NYSCC Suppliers’ Day 2026: IFF on how biotech is shaping the future of personal care
26 May 2026 | International Flavors & Fragrances
At NYSCC Suppliers’ Day, Sergio Carballo, senior scientist at International Flavors & Fragrances (IFF), discussed three pillars for successful biotech integration: scalability, performance, and trust. The conversation explored how early scientific choices shape commercial success. He also looked at balancing molecular ambition with industrial robustness.

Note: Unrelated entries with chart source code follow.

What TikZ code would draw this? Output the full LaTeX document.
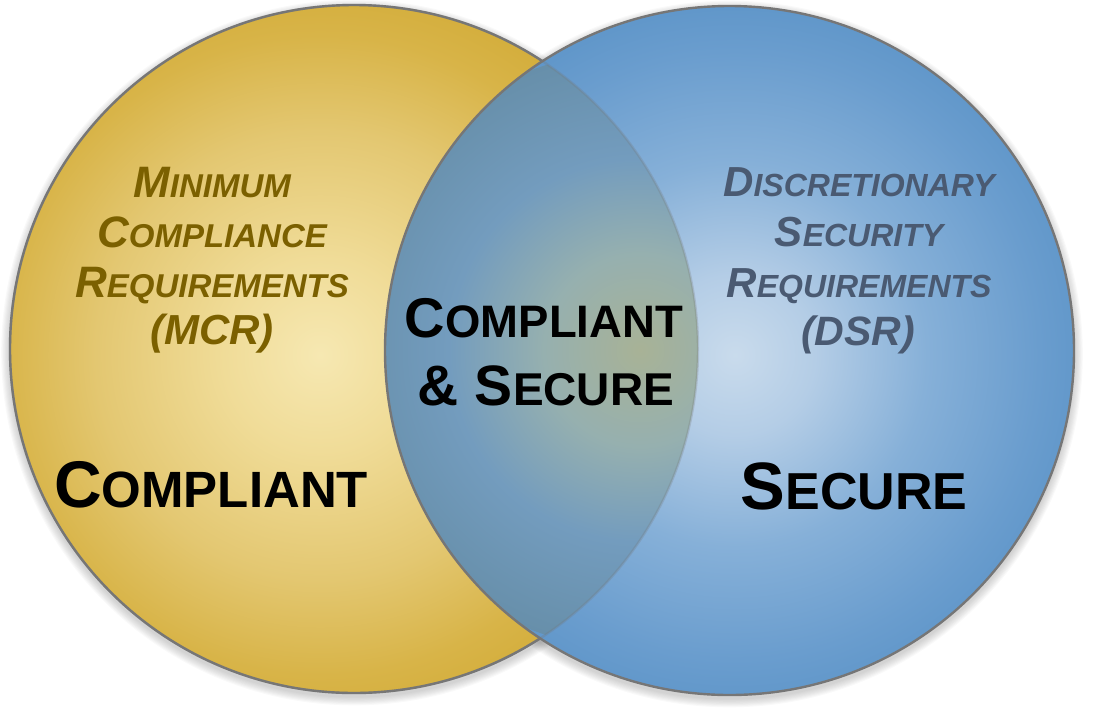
\documentclass[tikz,border=0pt]{standalone}
\usepackage{fontspec}
\setmainfont{Liberation Sans}
\definecolor{g0}{HTML}{F6E8B2}
\definecolor{g1}{HTML}{F0DC98}
\definecolor{g2}{HTML}{E3C771}
\definecolor{g3}{HTML}{D8B448}
\definecolor{g4}{HTML}{D1AA35}
\definecolor{b0}{HTML}{C9DBEC}
\definecolor{b1}{HTML}{B4CDE6}
\definecolor{b2}{HTML}{86B0D8}
\definecolor{b3}{HTML}{6A9DCE}
\definecolor{b4}{HTML}{5690C5}
\definecolor{o0}{RGB}{168,178,150}
\definecolor{o1}{RGB}{150,176,175}
\definecolor{o2}{RGB}{115,156,190}
\definecolor{o3}{RGB}{103,143,170}
\definecolor{linegrey}{HTML}{767676}
\definecolor{goldtext}{HTML}{7B6000}
\definecolor{bluetext}{HTML}{4A5A72}
\pgfdeclareradialshading{goldsh}{\pgfpointorigin}{color(0bp)=(g0); color(6bp)=(g1); color(14bp)=(g2); color(20bp)=(g3); color(25bp)=(g4); color(50bp)=(g4)}
\pgfdeclareradialshading{bluesh}{\pgfpointorigin}{color(0bp)=(b0); color(5bp)=(b1); color(12bp)=(b2); color(19bp)=(b3); color(25bp)=(b4); color(50bp)=(b4)}
\pgfdeclareradialshading{ovsh}{\pgfpointorigin}{color(0bp)=(o0); color(8bp)=(o1); color(16bp)=(o2); color(25bp)=(o3); color(50bp)=(o3)}
\newcommand\mysc[4]{{\fontsize{#1}{#1}\selectfont #3}{\fontsize{#2}{#2}\selectfont #4}}
\tikzset{
  outline/.style={draw=linegrey, line width=2.4pt},
  mcr/.style={text=goldtext, font=\bfseries\itshape, inner sep=0pt, anchor=base},
  dsr/.style={text=bluetext, font=\bfseries\itshape, inner sep=0pt, anchor=base},
  biglabel/.style={text=black, font=\bfseries, inner sep=0pt, anchor=base}
}
\begin{document}
\begin{tikzpicture}[x=1pt,y=-1pt]
\useasboundingbox (0,0) rectangle (1099,713);
\coordinate (C1) at (354,349);
\coordinate (C2) at (729.5,350.5);
% soft shadow
\foreach \k in {1,...,8}{
  \fill[black, opacity=0.022] (354,352.5) circle ({(344+1.1*\k)*1pt});
  \fill[black, opacity=0.022] (729.5,354) circle ({(344.5+1.1*\k)*1pt});
}
% left circle
\begin{scope}
  \clip (C1) circle (344pt);
  \shade[shading=goldsh] (320,355) circle (400pt);
\end{scope}
\draw[outline] (C1) circle (344pt);
% right circle
\begin{scope}
  \clip (C2) circle (344.5pt);
  \shade[shading=bluesh] (735,355) circle (400pt);
\end{scope}
% overlap
\begin{scope}
  \clip (C1) circle (344pt);
  \clip (C2) circle (344.5pt);
  \shade[shading=ovsh] (640,350) circle (300pt);
\end{scope}
\draw[outline, draw opacity=0.25] (C1) circle (344pt);
\draw[outline] (C2) circle (344.5pt);
% MCR
\node[mcr] (m1) at (212,197) {\mysc{44}{33}{M}{INIMUM}};
\node[mcr] (m2) at (212,247) {\mysc{44}{33}{C}{OMPLIANCE}};
\node[mcr] (m3) at (212,297) {\mysc{44}{33}{R}{EQUIREMENTS}};
\node[mcr] (m4) at (212,344) {\fontsize{42}{42}\selectfont (MCR)};
% DSR
\node[dsr] (d1) at (859,196) {\mysc{42}{32}{D}{ISCRETIONARY}};
\node[dsr] (d2) at (859,246) {\mysc{42}{32}{S}{ECURITY}};
\node[dsr] (d3) at (859,297) {\mysc{42}{32}{R}{EQUIREMENTS}};
\node[dsr] (d4) at (858,345) {\fontsize{41}{41}\selectfont (DSR)};
% big labels
\node[biglabel] (comp) at (211,507) {\mysc{66}{51}{C}{OMPLIANT}};
\node[biglabel] (sec) at (854,509) {\mysc{67}{52}{S}{ECURE}};
\node[biglabel] (cs1) at (544,337) {\mysc{56}{45.5}{C}{OMPLIANT}};
\node[biglabel] (cs2) at (546,405) {\mysc{57}{46}{\& S}{ECURE}};
\end{tikzpicture}
\end{document}
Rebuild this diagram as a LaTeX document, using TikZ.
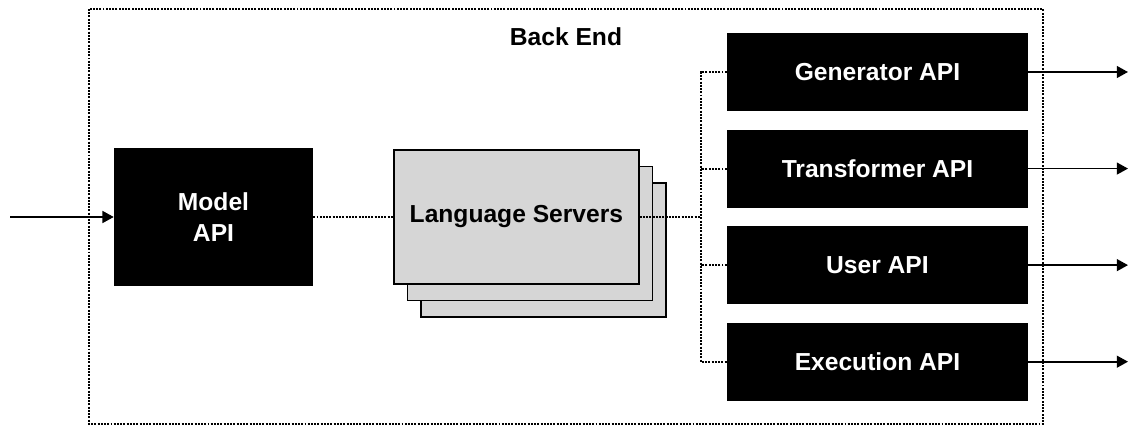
\documentclass[tikz,border=0pt]{standalone}
\usepackage{fontspec}
\setmainfont{Liberation Sans}
\usetikzlibrary{positioning,calc}
\usetikzlibrary{arrows.meta}

\definecolor{srvgray}{HTML}{D6D6D6}
\tikzset{
	blackbox/.style={rectangle, fill=black, text=white, font=\fontsize{17.5}{22}\selectfont\bfseries, align=center, inner sep=0pt},
	apibox/.style={blackbox, minimum width=7.525cm, minimum height=1.95cm},
	server/.style={rectangle, draw, line width=1.1pt, fill=srvgray, minimum width=6.125cm, minimum height=3.35cm, inner sep=0pt, font=\fontsize{17.5}{22}\selectfont\bfseries},
	link/.style={line width=1.5pt, dash pattern=on 1.4pt off 0.9pt},
	feed/.style={line width=1.2pt, -{Triangle[length=8pt,width=8.5pt]}},
}

\begin{document}
\begin{tikzpicture}
	\useasboundingbox (0,0) rectangle (28.25,-10.625);
	% back end frame
	\draw[link] (2.225,-0.225) rectangle (26.075,-10.6);
	\node[font=\fontsize{17.5}{22}\selectfont\bfseries] (backend) at (14.15,-0.93) {Back End};

	\node[blackbox, minimum width=4.975cm, minimum height=3.45cm] (model) at (5.3375,-5.425) {Model\\API};

	% stack of language servers
	\node[server] (ls3) at (13.59,-6.25) {};
	\node[server] (ls2) at (13.25,-5.84) {};
	\node[server] (ls) at (12.91,-5.425) {Language Servers};

	\node[apibox] (gen) at (21.9375,-1.8) {Generator API};
	\node[apibox, below=0.45cm of gen] (tra) {Transformer API};
	\node[apibox, below=0.45cm of tra] (usr) {User API};
	\node[apibox, below=0.45cm of usr] (exe) {Execution API};

	\coordinate (in) at (0.25,-5.425);
	\coordinate (bus) at ($(gen.west)+(-0.65,0)$);
	\coordinate (outend) at (28.2,0);

	\draw[feed] (in) -- (model.west);
	\draw[link] (model.east) -- (ls.west);
	\draw[link] (ls.east) -- (ls.east -| bus);
	\draw[link] (gen.west) -- (bus) |- (exe.west);
	\foreach \n in {tra,usr}
		\draw[link] (\n.west) -- (\n.west -| bus);
	\foreach \n in {gen,tra,usr,exe}
		\draw[feed] (\n.east) -- (\n.east -| outend);
\end{tikzpicture}
\end{document}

Finally, the conversation highlighted non-technical factors that can slow adoption, even when sustainability and performance benefits are clear.
This is Sabina Waldeck for Personal care insights at New York Suppliers Day, joined by Sergio Carballo, senior scientist at IFF.
Welcome.
Thank you.
So can you give me a brief overview of what you're presenting at New York Suppliers Day?
Yeah, basically, the presentation was focused on how biotechnology is shaping the future of beauty.
I basically structured the presentation aiming to explain the three pillars that can move a successful innovation in biotechnology, which are basically scalability, performance, and trust.
And with that, not necessarily you need to make sustainable claims to be successful, but basically if you are able to complete these three pillars, you have a good path to a successful product.
Additionally, I, I focus on the two key platforms to deliver this, which are fermentation, fermentation, and enzymatic biomechanics.
Perfect.
And you've highlighted scalability, performance, and trust as key gatekeepers for biotech adoption in your presentation.
And from your experience, which early scientific.
Most strongly determine whether a biotech ingredient will ultimately succeed commercially or fail before it reaches the market.
I would say the key is think about scalability since the beginning of your design.
So biotechnology allowed design led by.
Creating a successful platform.
But if you have a really strong molecule that delivers performance but is not scalable, then you get problems, especially if it's not cost effective or you have issues in downstream.
So basically, since the beginning, what we should do is we need to support molecular design with a good scalability pathway to build a successful molecule in the market.
Yeah.
And in biotech ingredient design, what are the most Common trade-offs scientists must manage between molecular ambition and industrial robustness.
That's basically one of the things, as I mentioned, sometimes we as scientists, we want to create the best performance molecule, and that creates some issues that is when we transfer this to our engineering teams, they say, I cannot make it happen.
So basically, since we at the beginning think about scalability, performance, and actually create a good story.
To tell customers about your sustainability claims, about your performance claims, that facilitates the path to have a successful molecule since the beginning, since the early start.
Obviously we need to have a process that has to be cost effective and the cost and value of your application is important as.
But I think if you since the beginning consider where are you taking this material in the end, you may have success.
So we as scientists normally trade off.
How can I say it, the best molecular design for having something that it can be manufactured properly and can be delivered to the market.
Yeah, and then from a scientific perspective, what non-technical factors most often slow the adoption of biotech ingredients, even when performance and sustainability benefits are clear.
I think that the most important one is gaining trust from your customers, transparency in your claims, having a compelling communication path to explain basically what you can deliver with your platform.
That's important for example for our enzymatic biomaterials.
Sometimes new customers are not that open to adopt new materials.
For example, in fermentation, it's easy because you are creating bioidentical molecules that are easy to adapt in their formulation.
So in our case we need to create the trust in the customers that we can deliver.
Improve performance in this case because we're having we'll talk about multifunctional materials and secondly that we can also be cost effective formulation compatible so they don't have to change a lot of their backgrounds.
So in that case to me that's the most important part to support trust with compelling deliverables.